** start of DATASET EXCERPT **
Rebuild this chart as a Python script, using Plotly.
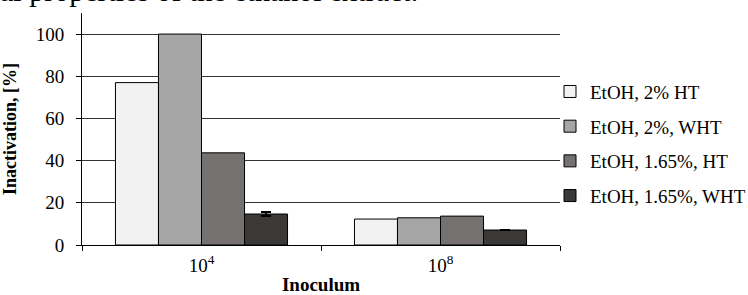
import plotly.graph_objects as go

categories = ["10<sup>4</sup>", "10<sup>8</sup>"]
series_names = ["EtOH, 2% HT", "EtOH, 2%, WHT", "EtOH, 1.65%, HT", "EtOH, 1.65%, WHT"]
s1 = [77, 12.3]
s2 = [100, 12.9]
s3 = [43.7, 13.7]
s4 = [14.7, 7.1]
s4_err = [1.0, None]
colors = ["#f2f2f2", "#a6a6a6", "#767171", "#3b3838"]

serif = "Liberation Serif, Times New Roman, serif"

L, R, T, B = 82, 188, 13, 50
PW, PH = 748 - L - R, 295 - T - B

fig = go.Figure()
for i, (name, vals) in enumerate(zip(series_names, [s1, s2, s3, s4])):
    kw = {}
    if i == 3:
        kw["error_y"] = dict(type="data", array=s4_err, visible=True,
                             color="#000000", thickness=2, width=5)
    fig.add_trace(go.Bar(
        x=categories, y=vals, name=name,
        marker=dict(color=colors[i], line=dict(color="#000000", width=1)),
        legendgroup=f"g{i}", **kw))

fig.update_layout(
    width=748, height=295,
    margin=dict(l=L, r=R, t=T, b=B, autoexpand=False),
    paper_bgcolor="white", plot_bgcolor="white",
    barmode="group", bargap=0.28, bargroupgap=0,
    font=dict(family=serif, size=19, color="#000000"),
    showlegend=True,
    legend=dict(x=(550 - L) / PW, xanchor="left", y=0.743, yanchor="top",
                traceorder="grouped", tracegroupgap=7,
                font=dict(family=serif, size=19, color="#000000"),
                itemwidth=30, bgcolor="rgba(0,0,0,0)"),
    xaxis=dict(
        automargin=False,
        showline=True, linecolor="#000000", linewidth=1,
        ticks="outside", ticklen=5, tickcolor="#000000", tickson="boundaries",
        ticklabelstandoff=3,
        tickfont=dict(family=serif, size=19),
        title=dict(text="<b>Inoculum</b>", font=dict(family=serif, size=19), standoff=8),
    ),
    yaxis=dict(
        automargin=False,
        range=[0, 110], tickvals=[0, 20, 40, 60, 80, 100],
        showline=True, linecolor="#000000", linewidth=1,
        showgrid=True, gridcolor="#333333", gridwidth=1,
        ticks="outside", ticklen=5, tickcolor="#000000",
        ticklabelstandoff=8,
        tickfont=dict(family=serif, size=19),
        zeroline=False,
        title=dict(text="<b>Inactivation, [%]</b>", font=dict(family=serif, size=18), standoff=14),
    ),
    annotations=[dict(
        text="al properties of the ethanol extract.",
        xref="paper", yref="paper", x=-(L + 2) / PW, xanchor="left",
        y=1 + (T - 9) / PH, yanchor="bottom", showarrow=False,
        font=dict(family=serif, size=30, color="#000000"))],
)

fig.write_html("out.html",
               config={"displayModeBar": False},
               post_script="document.body.style.margin='0';document.body.style.overflow='hidden';")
** end of DATASET EXCERPT **
- **STATED GOAL**: Return nothing but the lines running from the start of the data to the line with "PW, PH = 748 - L - R, 295 - T - B", please, both ends included and no pictures.

- **RESPONSE TO THE TASK**:
Rebuild this chart as a Python script, using Plotly.
import plotly.graph_objects as go

categories = ["10<sup>4</sup>", "10<sup>8</sup>"]
series_names = ["EtOH, 2% HT", "EtOH, 2%, WHT", "EtOH, 1.65%, HT", "EtOH, 1.65%, WHT"]
s1 = [77, 12.3]
s2 = [100, 12.9]
s3 = [43.7, 13.7]
s4 = [14.7, 7.1]
s4_err = [1.0, None]
colors = ["#f2f2f2", "#a6a6a6", "#767171", "#3b3838"]

serif = "Liberation Serif, Times New Roman, serif"

L, R, T, B = 82, 188, 13, 50
PW, PH = 748 - L - R, 295 - T - B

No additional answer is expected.